Au cours des trois dernières décennies, les crises successives ont été autant d'éclatement de bulles spéculatives, dont nous nous sommes relevés – si l'on peut dire – par une thérapeutique publique unique : l'allocation massive de liquidités par les autorités monétaires à des taux dérisoires, voire négatifs.
Parallèlement, la faillite des instruments pervers de dissimulation du risque n'a pas conduit à la prohibition de ces instruments, mais à leur sophistication.
Au début 2008, plusieurs mois après le début de la crise des subprimes, les avertissements les plus lourds, les plus clairs, les plus autorisés se sont fait entendre sur l'ampleur de la crise et l'incapacité d'en sortir par les moyens désormais inopérants des taux d'intérêts et de l'injection massive de liquidités : on peut citer George Soros ou le livre – remarquable et prophétique – de Charles R. Morris publié en février 2008.
Longtemps sourd à ces avertissements et pratiquant la politique de l'autruche, la crise d'octobre a permis au discours gouvernemental voire présidentiel d'opérer un demi-tour spectaculaire dont je salue ici la lucidité en soulignant cependant que l'on en tire finalement assez peu de conséquences dans l'action concrète.
La cause profonde de la crise, c'est à l'évidence le gonflement insensé d'une masse spéculative internationale essentiellement libellée en dollars, à travers des instruments hallucinants de dissimulation des risques et de transformation desdits risques en taux de rémunération élevés.

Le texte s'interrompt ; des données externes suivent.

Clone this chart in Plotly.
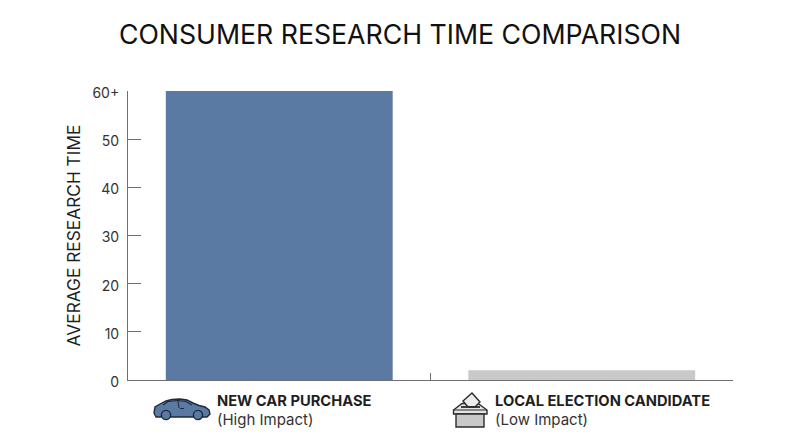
import plotly.graph_objects as go

# chart values
categories = ["NEW CAR PURCHASE", "LOCAL ELECTION CANDIDATE"]
impact_labels = ["(High Impact)", "(Low Impact)"]
research_time = [60, 2]
bar_colors = ["#5a7aa3", "#c9c9c9"]
tick_values = [0, 10, 20, 30, 40, 50, 60]
tick_labels = ["0", "10", "20", "30", "40", "50", "60+"]

# the page body adds an 8px margin around the figure
PAGE_MARGIN = 8
WIDTH = 800 - PAGE_MARGIN
HEIGHT = 447 - PAGE_MARGIN
PLOT_LEFT = 128
PLOT_RIGHT = 733
PLOT_TOP = 91
PLOT_BOTTOM = 380

FONT = "Inter, 'Open Sans', sans-serif"
TEXT_COLOR = "#1f1f1f"
AXIS_COLOR = "#6f6f6f"
ICON_LINE = "#1f2a3a"
ICON_GREY = "#2b2b2b"


# icons are placed in picture pixels, so convert them to paper coordinates
def px(x):
    return (x - PLOT_LEFT) / (PLOT_RIGHT - PLOT_LEFT)


def py(y):
    return (PLOT_BOTTOM - y) / (PLOT_BOTTOM - PLOT_TOP)


def make_path(points, close=True):
    path = "M " + " L ".join(f"{px(x):.5f},{py(y):.5f}" for x, y in points)
    return path + (" Z" if close else "")


def path_shape(points, fill="rgba(0,0,0,0)", line=ICON_LINE, width=1.4, close=True):
    return dict(type="path", xref="paper", yref="paper", path=make_path(points, close),
                fillcolor=fill, line=dict(color=line, width=width))


def circle_shape(cx, cy, r, fill, line=ICON_LINE):
    return dict(type="circle", xref="paper", yref="paper",
                x0=px(cx - r), x1=px(cx + r), y0=py(cy + r), y1=py(cy - r),
                fillcolor=fill, line=dict(color=line, width=1.4))


car_body = [(156, 417), (154, 413), (155, 407), (160, 404), (166, 401), (172, 399.5), (180, 399),
            (187, 400), (193, 403), (199, 405.5), (205, 407), (209, 410), (210, 414), (207, 417)]
car_window = [(163, 405), (168, 401.5), (178, 400.5), (186, 401.5), (192, 405)]
car_post = [(178, 400.5), (179, 408)]
car_handle = [(180, 408.5), (184, 408.5)]

# ballot box, drawn back to front so the ballot sits in the slot
lid = [(453.5, 410), (462, 403.5), (478, 403.5), (487, 410), (487, 414), (453.5, 414)]
box = [(456, 414), (484, 414), (484, 427), (456, 427)]
ballot = [(463, 401), (472, 393), (480, 402), (475, 407), (468, 407)]
slot = [(461, 407), (480, 407)]
lid_front = [(453.5, 410), (487, 410)]

icon_shapes = [
    path_shape(car_body, fill="#5a7aa3"),
    path_shape(car_window, close=False, width=1.2),
    path_shape(car_post, close=False, width=1.0),
    path_shape(car_handle, close=False, width=1.0),
    circle_shape(166, 415, 4.6, "#5a7aa3"),
    circle_shape(198, 415, 4.6, "#5a7aa3"),
    path_shape(lid, fill="#e4e4e4", line=ICON_GREY),
    path_shape(box, fill="#c9c9c9", line=ICON_GREY),
    path_shape(ballot, fill="#ececec", line=ICON_GREY),
    path_shape(slot, close=False, line=ICON_GREY, width=1.8),
    path_shape(lid_front, close=False, line=ICON_GREY, width=1.0),
]

fig = go.Figure(go.Bar(x=categories, y=research_time, width=0.75,
                       marker=dict(color=bar_colors, line=dict(width=0))))

label_x = [217, 495]
annotations = []
for name, impact, x in zip(categories, impact_labels, label_x):
    annotations.append(dict(text=f"<b>{name}</b>", xref="paper", yref="paper", x=px(x), y=py(401),
                            xanchor="left", yanchor="middle", showarrow=False, xshift=-2,
                            font=dict(size=14.7, color=TEXT_COLOR)))
    annotations.append(dict(text=impact, xref="paper", yref="paper", x=px(x), y=py(419),
                            xanchor="left", yanchor="middle", showarrow=False, xshift=-2,
                            font=dict(size=15, color="#333333")))

fig.update_layout(
    width=WIDTH,
    height=HEIGHT,
    margin=dict(l=PLOT_LEFT - PAGE_MARGIN, r=800 - PLOT_RIGHT,
                t=PLOT_TOP - PAGE_MARGIN, b=447 - PLOT_BOTTOM),
    paper_bgcolor="white",
    plot_bgcolor="white",
    font=dict(family=FONT, color=TEXT_COLOR),
    title=dict(text="CONSUMER RESEARCH TIME COMPARISON", x=(400 - PAGE_MARGIN) / WIDTH, xanchor="center",
               y=1 - (35 - PAGE_MARGIN) / HEIGHT, yanchor="middle", font=dict(size=26.7, color="#111111")),
    shapes=icon_shapes,
    annotations=annotations,
    showlegend=False,
)
fig.update_yaxes(
    range=[0, 60], tickvals=tick_values, ticktext=tick_labels, ticks="inside", ticklen=13,
    tickcolor=AXIS_COLOR, showline=True, linecolor=AXIS_COLOR, showgrid=False, zeroline=False,
    ticklabelstandoff=5, ticklabelshift=2, tickfont=dict(size=14, color="#333333"),
    title=dict(text="AVERAGE RESEARCH TIME", font=dict(size=17.3, color=TEXT_COLOR), standoff=7),
)
fig.update_xaxes(
    showticklabels=False, ticks="inside", ticklen=7, tickson="boundaries", tickcolor=AXIS_COLOR,
    showline=True, linecolor=AXIS_COLOR, showgrid=False, zeroline=False,
)

fig.write_html("out.html")
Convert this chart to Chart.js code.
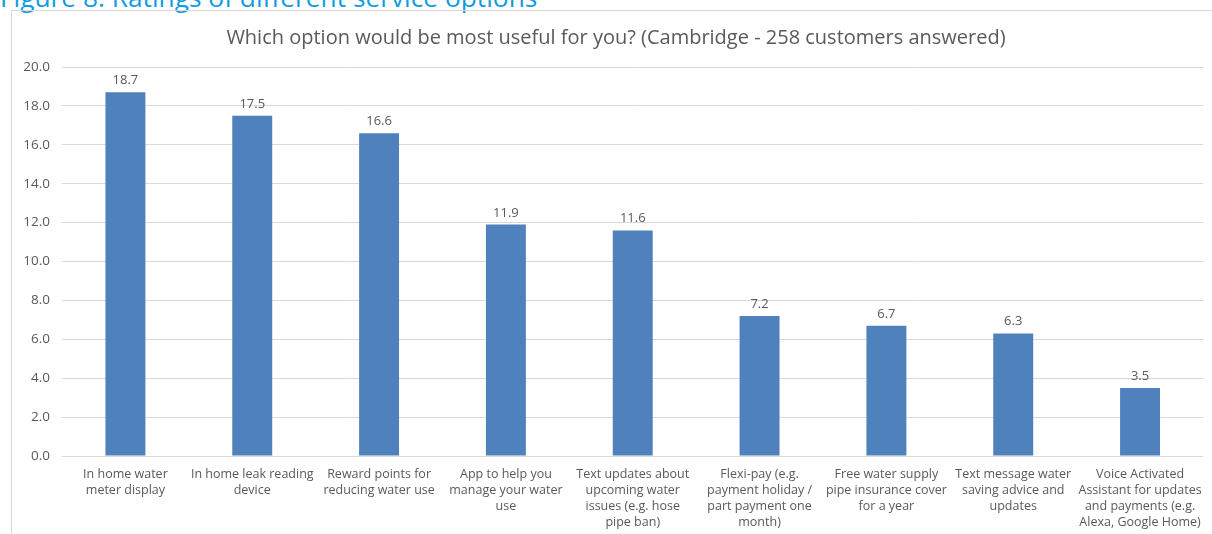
<!DOCTYPE html>
<html>
<head>
<meta charset="utf-8">
<script src="https://cdn.jsdelivr.net/npm/chart.js@4"></script>
<style>
  html, body { margin: 0; padding: 0; background: #fff; width: 1212px; height: 534px; overflow: hidden; }
  #caption { position: absolute; left: 0; top: -16px; font-family: "Open Sans", sans-serif; font-size: 26.3px; line-height: 26px; color: #129be0; white-space: nowrap; }
  #frame { position: absolute; left: 11px; top: 10px; width: 1201px; height: 524px; border-left: 1px solid #d9d9d9; border-top: 1px solid #d9d9d9; box-sizing: border-box; }
  #wrap { position: absolute; left: 0; top: 0; width: 1212px; height: 534px; }
</style>
</head>
<body>
<div id="caption">Figure 8: Ratings of different service options</div>
<div id="frame"></div>
<div id="wrap"><canvas id="c"></canvas></div>
<script>
const chartTitle = "Which option would be most useful for you? (Cambridge - 258 customers answered)";
const categories = [
  ["In home water", "meter display"],
  ["In home leak reading", "device"],
  ["Reward points for", "reducing water use"],
  ["App to help you", "manage your water", "use"],
  ["Text updates about", "upcoming water", "issues (e.g. hose", "pipe ban)"],
  ["Flexi-pay (e.g.", "payment holiday /", "part payment one", "month)"],
  ["Free water supply", "pipe insurance cover", "for a year"],
  ["Text message water", "saving advice and", "updates"],
  ["Voice Activated", "Assistant for updates", "and payments (e.g.", "Alexa, Google Home)"]
];
const values = [18.7, 17.5, 16.6, 11.9, 11.6, 7.2, 6.7, 6.3, 3.5];
const yTicks = [0, 2, 4, 6, 8, 10, 12, 14, 16, 18, 20];

const FONT = "'Open Sans', sans-serif";
const TXT = "#595959";

const valueLabels = {
  id: "valueLabels",
  afterLayout(chart) {
    // the reference centres its title slightly right of the canvas middle
    if (chart.titleBlock) { chart.titleBlock.left += 15; }
  },
  afterDatasetsDraw(chart) {
    const ctx = chart.ctx;
    const meta = chart.getDatasetMeta(0);
    ctx.save();
    ctx.font = "13px " + FONT;
    ctx.fillStyle = TXT;
    ctx.textAlign = "center";
    ctx.textBaseline = "alphabetic";
    meta.data.forEach((bar, i) => {
      ctx.fillText(values[i].toFixed(1), bar.x, bar.y - 8);
    });
    ctx.restore();
  }
};

new Chart(document.getElementById("c"), {
  type: "bar",
  data: {
    labels: categories,
    datasets: [{
      data: values,
      backgroundColor: "#4f81bd",
      borderWidth: 0,
      categoryPercentage: 1.0,
      barPercentage: 0.315
    }]
  },
  options: {
    responsive: true,
    maintainAspectRatio: false,
    animation: false,
    layout: { padding: { left: 12, right: 7, top: 0, bottom: 0 } },
    plugins: {
      legend: { display: false },
      tooltip: { enabled: false },
      title: {
        display: true,
        text: chartTitle,
        color: TXT,
        font: { family: FONT, size: 20, weight: "normal", lineHeight: 1.2 },
        padding: { top: 26, bottom: 17 }
      }
    },
    scales: {
      x: {
        grid: { display: false, drawTicks: false },
        border: { display: false },
        ticks: {
          color: TXT,
          font: { family: FONT, size: 12.5, lineHeight: 1.28 },
          padding: 10,
          maxRotation: 0,
          autoSkip: false
        },
        afterFit(scale) { scale.height = 78; }
      },
      y: {
        min: 0,
        max: 20,
        afterBuildTicks(scale) { scale.ticks = yTicks.map(v => ({ value: v })); },
        grid: { color: "#d9d9d9", drawTicks: false, lineWidth: 1 },
        border: { display: false },
        ticks: {
          color: TXT,
          font: { family: FONT, size: 13.5 },
          padding: 12,
          callback: v => Number(v).toFixed(1)
        },
        afterFit(scale) { scale.width = 50; }
      }
    }
  },
  plugins: [valueLabels]
});
</script>
</body>
</html>
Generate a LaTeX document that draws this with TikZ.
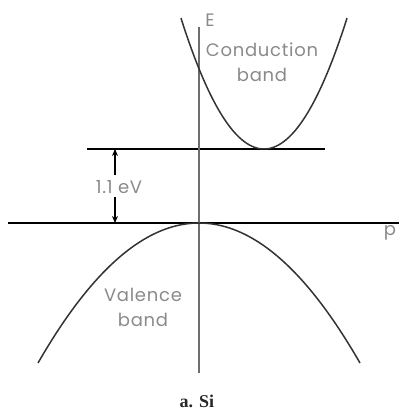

J'invite M. Goulard à compléter son information s'agissant du risque de diffusion en Europe de la crise des subprimes, pour un montant équivalent au montant américain.
Prétendre, comme on le fait aujourd'hui, résoudre la crise par de nouvelles injections de liquidités, une timide réglementation des marchés, et une transformation des États en prêteurs et en garants de dernier ressort est profondément irréaliste.
Premièrement, nous ne parviendrons pas à réglementer réellement car la résistance sera d'autant plus forte que la réglementation remet en cause des intérêts colossaux portés par toute une technostructure financière, qui jouit d'un niveau de vie supérieur à tout ce que le monde a jamais connu.
Par ailleurs, des États entiers vivent de la richesse artificielle de cette technostructure, pas seulement les îles ou les enclaves telles que Dubaï ou Singapour, mais de grandes nations telles que la Grande-Bretagne – pour un quart de son PIB – et ses multiples satellites off shore, voire les États-Unis – qui drainent 80 % de l'épargne disponible mondiale pour compenser leurs déficits – sans parler d'une partie non négligeable de l'Europe continentale.
Deuxièmement, il faudra bien trouver les moyens de résorber les masses flottantes actuelles. Personne ne peut aujourd'hui dresser un tableau réaliste de l'ampleur des problèmes. Compte tenu des encours atteints par certains instruments, on peut avancer des ordres de grandeur en dizaine de milliers de milliards de dollars. Il est significatif que le trillion, soit le millier de milliard, soit revenu dans l'usage courant, pour le moment dans son acception anglo-américaine, en attendant d'adopter l'acception dite à longue échelle, c'est-à-dire le milliard de milliards ! Je relève que, pour le moment, loin de vouloir limiter les masses spéculatives, les autorités monétaires partout dans le monde mettent à la disposition des spéculateurs d'hier des masses considérables de liquidités à un taux d'intérêt négatif – aux États -Unis – sur la base de contreparties dont la qualité financière décroît corrélativement à l'aggravation de la crise.